Chardonnay from France, Australia & New Zealand – and what happens when you blend Chablis and Mâcon?


Louis Moreau Chablis 2008, Burgundy, France (£9.99 Marks & Spencer)
Has the lean, keen green apple backbone you expect of Chablis, along with a pleasant nutty character, but it lacks the substance to stand up to the structure. OK, but not fine. B(-)

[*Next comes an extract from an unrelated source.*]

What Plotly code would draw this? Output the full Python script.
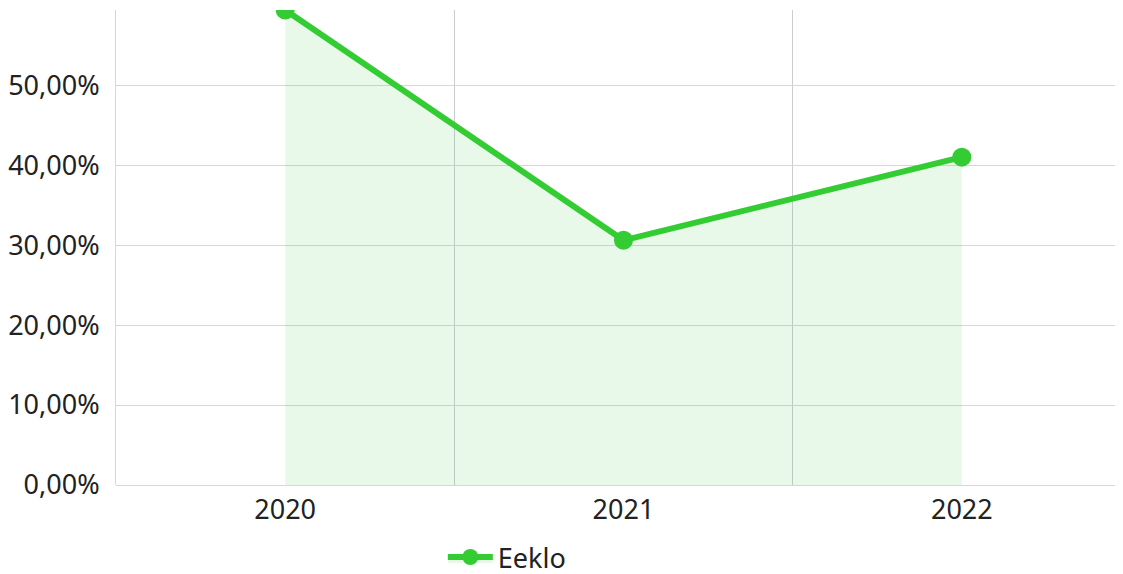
import plotly.graph_objects as go

years = ["2020", "2021", "2022"]
eeklo = [59.4, 30.6, 41.0]
series_name = "Eeklo"
y_ticks = [0, 10, 20, 30, 40, 50]
y_labels = ["0,00%", "10,00%", "20,00%", "30,00%", "40,00%", "50,00%"]

GREEN = "#33cc33"
GRID = "#d3d7e0"

fig = go.Figure(
    go.Scatter(
        x = years,
        y = eeklo,
        name = series_name,
        mode = "lines+markers",
        line = dict(color = GREEN, width = 6),
        marker = dict(color = GREEN, size = 19),
        fill = "tozeroy",
        fillcolor = "rgba(51,204,51,0.11)",
        )
    )

# margins tuned by eye against the page offset
fig.update_layout(
    width = 1123,
    height = 574,
    margin = dict(l = 106, r = 0, t = 2, b = 94),
    paper_bgcolor = "white",
    plot_bgcolor = "white",
    font = dict(family = "Noto Sans, Open Sans, sans-serif", size = 27, color = "#222222"),
    showlegend = True,
    legend = dict(
        orientation = "h",
        x = 0.322,
        y = -0.101,
        xanchor = "left",
        yanchor = "top",
        itemwidth = 45,
        font = dict(size = 27),
        ),
    xaxis = dict(
        type = "category",
        tickson = "boundaries",
        showgrid = True,
        gridcolor = "#c9cdd3",
        gridwidth = 1,
        ticks = "",
        showline = False,
        zeroline = False,
        range = [-0.5, 2.5],
        ticklabelstandoff = 6,
        ),
    yaxis = dict(
        range = [0, 59.4],
        tickvals = y_ticks,
        ticktext = y_labels,
        showgrid = True,
        gridcolor = GRID,
        gridwidth = 1,
        zeroline = True,
        zerolinecolor = GRID,
        zerolinewidth = 1,
        showline = True,
        linecolor = GRID,
        linewidth = 1,
        ticks = "",
        ticklabelstandoff = 10,
        ),
    )

fig.write_html("out.html")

Louis Latour Mâcon-Lugny 2009, Burgundy, France (£8.99 Majestic – £7.99 when you buy two bottles)
Has an exotic, almost Viognier-like peachiness, along with equally flesh notes of cream and hazelnuts. OK, but just a touch flabby – but blends rather nicely with the above Chablis! B-

Marquis de Pennautier Chardonnay ‘Terroirs d’Altitude’ 2008, Vin de Pays d’Oc, France (£8.99 Majestic)
Quite weighty melon, peach and tropical fruit flavour, along with a clean fresh finish but is spoileded by slightly crude toasty/sawdusty oak, which doesn’t seem to fade with time. B-

Crossroads Chardonnay 2008, Hawkes Bay, New Zealand (£9.50 Mentzendorff)
Rich, fleshy style, the fruit is nicely underplayed, blending to good effect with a complex mealy/yeasty edge from barrel-ageing, but just that bit too alcoholic for great success, with a slight butterscotch sweetness muddying the finish. B+

Botham Merrill Willis 25th Anniversary Chardonnay 2007, McLaren Vale/Coonawarra, Australia (£14.99 Christopher Piper – £2.50 from each bottle goes Leukaemia and Lymphoma Research)
Simple, honest rather old-fashioned style, with that oily, tinned pinepapple/fruit cocktail syrup edge, hints of cream and honeysuckle edge , it’s OK, but lacks both the intensity and complexity of the Crossroads. B-

You’ll see I’ve given all these five wines bronze medal marks. However, the Crossroads with B+ stands well above the others with B(-) and B-. Translating these into a 100-point scale, that’s 86, compared with 83 and 82. Feel free to leave comments on my marking system (bit more about it on this page). It works for me, but do others find it confusing?